The use of sexual metaphor in the spiritual literature abounds in both East and West, and has led to misunderstanding by the lay public. Both Rumi and Kabir used the metaphor of the lover (God) and his mistress (the aspirant); both were great bhaktis, and both were men. For bhaktis the sexual metaphor implies that the devotee is feminine — Kabir for example talks of preparing the bed for the lover — while the divine principle is masculine.
In traditionally bhakti religions the feminine nature of the calling may cause problems for the men in that tradition; for example Christian nuns are sometimes called 'brides of Christ', but no equivalent term can be found for Christian monks. Another problem arises when the spiritual love of a male disciple for a male Master is misunderstood by the lay public as a homosexual love, though of course the two forms of love could coincide in the same relationship. Socrates, Rumi, Walt Whitman and Ramakrishna have all been misinterpreted because of their spiritual relationships with men, and in an increasingly secular world other interpretations are losing currency.

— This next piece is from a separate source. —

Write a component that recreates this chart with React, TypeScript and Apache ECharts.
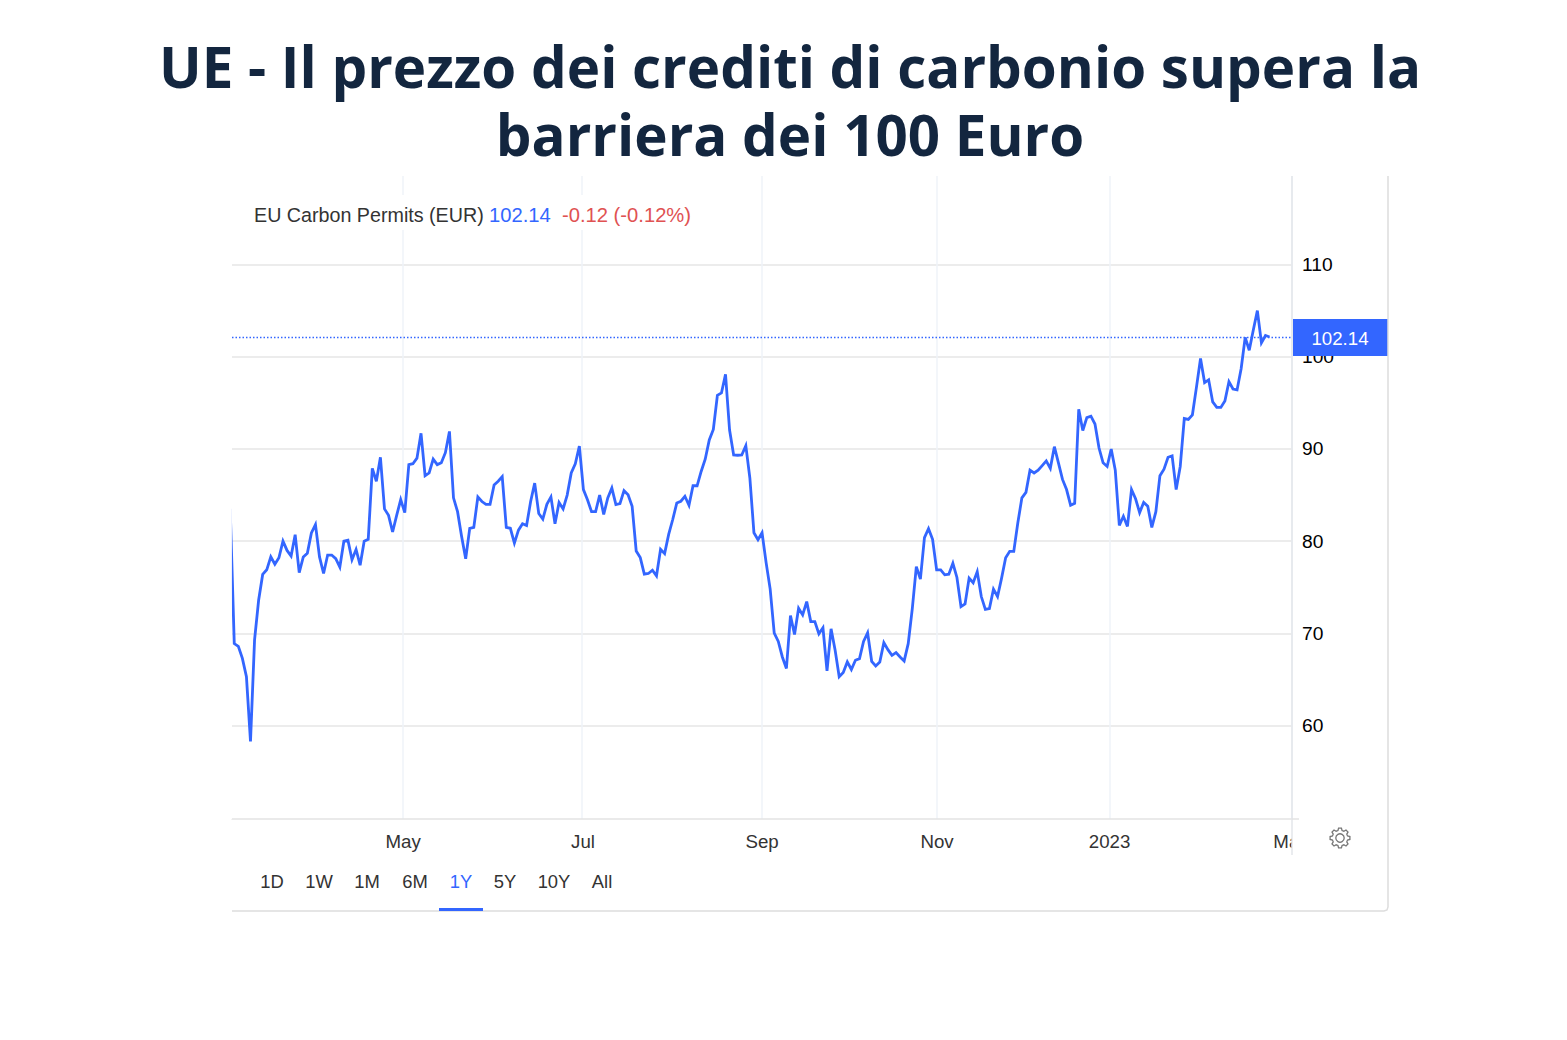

The sexual analogy is useful however because in contemporary Western thinking one's sexual orientation is not a matter of choice, but somehow a deep part of one's personality, if not necessarily physiology. There is also a conscious effort in the Western mind to extend equality to both genders and all sexual orientations, and there is an equivalent need in spiritual thinking. For many intelligent and educated individuals the bhakti orientation may seem a lesser road than the jnani orientation. This assumption is to be resisted as fiercely as outmoded views on gender and sexual orientation.
Which am I? This question may already be answered in your mind, or you may find that the material in the rest of the site guides you towards the answer. Osho (Bhagwan Shree Rajneesh) used to say that if, after some enquiry and reflection, you still cannot decide, then know this:— you are probably jnani! Why? because doubt and uncertainty are characteristics of the jnani in the early stages.